Diana Butler Bass writes that “today” may have been the most radical thing that Jesus ever said.  She said, “Today is a deeply dangerous spiritual reality- because today insists that we lay aside both our memories and our dreams to embrace fully the moment of now.  The past romanticizes the work of our ancestors; the future scans the horizons of our descendants and depends upon them fix everything.  But “today” places us in the midst of the sacred drama, reminding us that we are actors and agents in God’s desire for the world.”

This was not a message that Jesus’ hometown family and friends received well.  It made them uncomfortable.  It challenged them to do something.  It pushed them to heed God’s call.  God’s Kingdom today is the agenda of Jesus.  It should make us uncomfortable.  It should challenge us.  It should open our eyes and ears to the times and places where we are called to do God’s work.  Today God’s promise has been fulfilled in our hearing.  Today we need to live in ways that release captives, bring good news to the poor, help the blind to see, and set the oppressed free.

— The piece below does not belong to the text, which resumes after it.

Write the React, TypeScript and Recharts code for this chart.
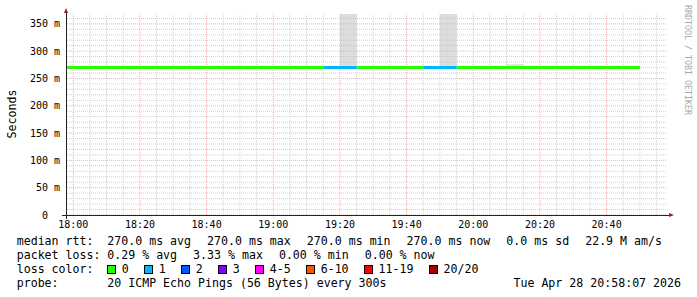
import React from "react";
import { ComposedChart, Line, Area, XAxis, YAxis, CartesianGrid } from "recharts";

// 5 minute steps; the first starts left of the visible window, the last is only an end point
const sampleTimes = [
  "17:55", "18:00", "18:05", "18:10", "18:15", "18:20", "18:25", "18:30", "18:35",
  "18:40", "18:45", "18:50", "18:55", "19:00", "19:05", "19:10", "19:15", "19:20",
  "19:25", "19:30", "19:35", "19:40", "19:45", "19:50", "19:55", "20:00", "20:05",
  "20:10", "20:15", "20:20", "20:25", "20:30", "20:35", "20:40", "20:45", "20:50",
];

// median rtt in ms for each step (one less than sampleTimes)
const medianRtt = [
  270, 270, 270, 270, 270, 270, 270, 270, 270, 270, 270, 270,
  270, 270, 270, 270, 270, 270, 270, 270, 270, 270, 270, 270,
  270, 270, 270, 270, 270, 270, 270, 270, 270, 270, 270,
];

// lost pings out of 20 for each step
const lossCount = [
  0, 0, 0, 0, 0, 0, 0, 0, 0, 0, 0, 0,
  0, 0, 0, 0, 1, 1, 0, 0, 0, 0, 1, 1,
  0, 0, 0, 0, 0, 0, 0, 0, 0, 0, 0,
];

// smoke (spread of the single pings)
const smokeTimes = ["19:20", "19:50", "20:10"];
const smokeLow = [270, 270, 270];
const smokeHigh = [368, 368, 276];

const lossBands = [
  { label: "0", min: 0, max: 0, color: "#26ff00" },
  { label: "1", min: 1, max: 1, color: "#00b8ff" },
  { label: "2", min: 2, max: 2, color: "#0059ff" },
  { label: "3", min: 3, max: 3, color: "#7e00ff" },
  { label: "4-5", min: 4, max: 5, color: "#ff00ff" },
  { label: "6-10", min: 6, max: 10, color: "#ff5500" },
  { label: "11-19", min: 11, max: 19, color: "#ff0000" },
  { label: "20/20", min: 20, max: 20, color: "#a10000" },
];

const xTickLabels = ["18:00", "18:20", "18:40", "19:00", "19:20", "19:40", "20:00", "20:20", "20:40"];
const yTicks = [0, 50, 100, 150, 200, 250, 300, 350];
const viewStart = "17:58:07";
const viewEnd = "20:58:07";
const yMax = 368;

const rttStats = ["270.0 ms avg", "270.0 ms max", "270.0 ms min", "270.0 ms now", "0.0 ms sd", "22.9 M am/s"];
const lossStats = ["0.29 % avg", "3.33 % max", "0.00 % min", "0.00 % now"];
const probeText = "20 ICMP Echo Pings (56 Bytes) every 300s";
const dateText = "Tue Apr 28 20:58:07 2026";

const toMin = (s: string) => {
  const [h, m, sec] = s.split(":").map(Number);
  return h * 60 + m + (sec || 0) / 60;
};
const pad = (n: number) => String(n).padStart(2, "0");
const fmtTime = (v: number) => `${pad(Math.floor(v / 60))}:${pad(Math.round(v % 60))}`;
const bandOf = (n: number) => lossBands.findIndex((b) => n >= b.min && n <= b.max);

const rows = sampleTimes.map((time, i) => {
  const row: Record<string, any> = { t: toMin(time) };
  const hasCur = i < medianRtt.length;
  lossBands.forEach((b, k) => {
    const here = hasCur && bandOf(lossCount[i]) === k;
    const before = i > 0 && bandOf(lossCount[i - 1]) === k;
    row["l" + k] = here ? medianRtt[i] : before ? medianRtt[i - 1] : null;
  });
  const s = smokeTimes.indexOf(time);
  const sp = i > 0 ? smokeTimes.indexOf(sampleTimes[i - 1]) : -1;
  row.smoke = s >= 0 ? [smokeLow[s], smokeHigh[s]] : sp >= 0 ? [smokeLow[sp], smokeHigh[sp]] : null;
  return row;
});

const xStart = toMin(viewStart);
const xEnd = toMin(viewEnd);
const xTicks = xTickLabels.map(toMin);
const xMinor: number[] = [];
for (let v = 1080; v < xEnd; v += 5) if (v % 20 !== 0) xMinor.push(v);
const yMinor: number[] = [];
for (let v = 10; v < yMax; v += 10) if (v % 50 !== 0) yMinor.push(v);

const mono = "'DejaVu Sans Mono', monospace";
const tickStyle = { fontFamily: mono, fontSize: 10, fill: "#000" };

const rowStyle: React.CSSProperties = {
  position: "absolute",
  left: 16.7,
  display: "flex",
  alignItems: "center",
  height: 14,
  whiteSpace: "pre",
};

export default function App() {
  return (
    <div
      style={{
        position: "absolute",
        left: 0,
        top: 0,
        width: 697,
        height: 297,
        background: "#fff",
        fontFamily: mono,
        fontSize: 11.6,
        lineHeight: "14px",
        color: "#000",
      }}
    >
      <ComposedChart width={697} height={297} data={rows} margin={{ top: 14, right: 30, bottom: 52, left: 0 }}>
        <XAxis
          dataKey="t"
          type="number"
          domain={[xStart, xEnd]}
          allowDataOverflow
          ticks={xTicks}
          interval={0}
          tickFormatter={fmtTime}
          tick={tickStyle}
          axisLine={false}
          tickLine={false}
          tickSize={0}
          tickMargin={6}
          height={30}
        />
        <XAxis xAxisId="minor" dataKey="t" type="number" domain={[xStart, xEnd]} allowDataOverflow ticks={xMinor} interval={0} hide />
        <YAxis
          type="number"
          domain={[0, yMax]}
          allowDataOverflow
          ticks={yTicks}
          interval={0}
          tickFormatter={(v: number) => (v === 0 ? "0\u00a0\u00a0" : `${v} m`)}
          tick={tickStyle}
          axisLine={false}
          tickLine={false}
          tickSize={0}
          tickMargin={7}
          width={67}
        />
        <YAxis yAxisId="minor" type="number" domain={[0, yMax]} allowDataOverflow ticks={yMinor} interval={0} hide />
        <CartesianGrid xAxisId="minor" yAxisId="minor" stroke="#d0d0d0" strokeDasharray="1 1" syncWithTicks />
        <CartesianGrid stroke="#ebb3b3" strokeDasharray="1 1" syncWithTicks />
        <Area
          dataKey="smoke"
          type="stepAfter"
          fill="#bbbbbb"
          fillOpacity={0.5}
          stroke="none"
          isAnimationActive={false}
          connectNulls={false}
        />
        {lossBands.map((b, k) => (
          <Line
            key={b.label}
            dataKey={"l" + k}
            type="stepAfter"
            stroke={b.color}
            strokeWidth={3}
            dot={false}
            activeDot={false}
            isAnimationActive={false}
            connectNulls={false}
          />
        ))}
      </ComposedChart>

      {/* axes with arrows */}
      <div style={{ position: "absolute", left: 62, top: 215, width: 608, height: 1, background: "#222" }} />
      <div style={{ position: "absolute", left: 66, top: 12, width: 1, height: 207, background: "#222" }} />
      <div
        style={{
          position: "absolute",
          left: 669,
          top: 213,
          width: 0,
          height: 0,
          borderTop: "2.5px solid transparent",
          borderBottom: "2.5px solid transparent",
          borderLeft: "5px solid #9b1c1c",
        }}
      />
      <div
        style={{
          position: "absolute",
          left: 64,
          top: 8,
          width: 0,
          height: 0,
          borderLeft: "2.5px solid transparent",
          borderRight: "2.5px solid transparent",
          borderBottom: "5px solid #9b1c1c",
        }}
      />

      {/* y axis title */}
      <div
        style={{
          position: "absolute",
          left: 11.5 - 30,
          top: 114 - 7,
          width: 60,
          textAlign: "center",
          transform: "rotate(-90deg)",
        }}
      >
        Seconds
      </div>

      {/* watermark */}
      <div
        style={{
          position: "absolute",
          left: 692,
          top: 5,
          fontSize: 8.3,
          lineHeight: "9px",
          color: "#a8a8a8",
          whiteSpace: "pre",
          transformOrigin: "0 0",
          transform: "rotate(90deg)",
        }}
      >
        RRDTOOL / TOBI OETIKER
      </div>

      {/* legend */}
      <div style={{ ...rowStyle, top: 234, gap: 16 }}>
        <span style={{ width: 90.6 - 16, display: "inline-block" }}>median rtt:</span>
        {rttStats.map((s) => (
          <span key={s}>{s}</span>
        ))}
      </div>
      <div style={{ ...rowStyle, top: 248, gap: 16 }}>
        <span style={{ width: 90.6 - 16, display: "inline-block" }}>packet loss:</span>
        {lossStats.map((s) => (
          <span key={s}>{s}</span>
        ))}
      </div>
      <div style={{ ...rowStyle, top: 262 }}>
        <span style={{ width: 90.6, display: "inline-block" }}>loss color:</span>
        {lossBands.map((b) => (
          <span key={b.label} style={{ display: "flex", alignItems: "center", marginRight: 15.5 }}>
            <span
              style={{
                display: "inline-block",
                width: 9,
                height: 9,
                boxSizing: "border-box",
                border: "1px solid #000",
                background: b.color,
                marginRight: 5.5,
              }}
            />
            <span>{b.label}</span>
          </span>
        ))}
      </div>
      <div style={{ ...rowStyle, top: 276 }}>
        <span style={{ width: 90.6, display: "inline-block" }}>probe:</span>
        <span>{probeText}</span>
      </div>
      <div style={{ position: "absolute", right: 16, top: 276, height: 14, whiteSpace: "pre" }}>{dateText}</div>
    </div>
  );
}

Preacher and professor Tom Long told a story about being asked to preach at a special family service at a small church.  The notion was that the service would be held not in the church sanctuary, but in the social hall.  Families would gather around tables, in the center of which would be the ingredients for making a small loaf of bread.  The plan was for the families to make bread together, and then while the bread was baking with all of the sweet aroma, the preacher would preach.  When the bread was baked, it would be brought out for a celebration of the Lord’s Supper.  It was a great idea.  It didn’t work well.  Within minutes the social hall was enveloped in a cloud of flour.  Soggy dough balls bounced off Rev. Long’s new suit as the children tossed bits of it at one another.  The ovens didn’t work right and it took forever for the bread to bake.  People were getting cranky and families were on the verge of falling apart.  The script called for Long to pronounce a special blessing before the sacrament but given the irritability of the crowd and the frustration of the moment, Long simply held up his two flour-caked hands in the air and said, “The peace of god be with you.”  Immediately, from the back of the trashed social hall came a young child’s voice, “It already is.”

We come to worship each week with our lives in disorder and our world in a broken mess.  We come believing that the Kingdom of God has come to be in Jesus the Christ yet we know full well that there is still much that is incomplete and damaged.  But as people of faith we are not to give up in the nostalgic recollection of a better day.  We are not to remain stagnant, abandoning our responsibilities to a future time and people when things will get better.  Jesus told his hometown family and friends, “Look around you.  The Spirit of God is at work.  Today.  God is with you, right now.”  Consider God’s promise and be attentive to how that promise is being kept this very moment.  Jesus set the agenda.  The work of that agenda begins today.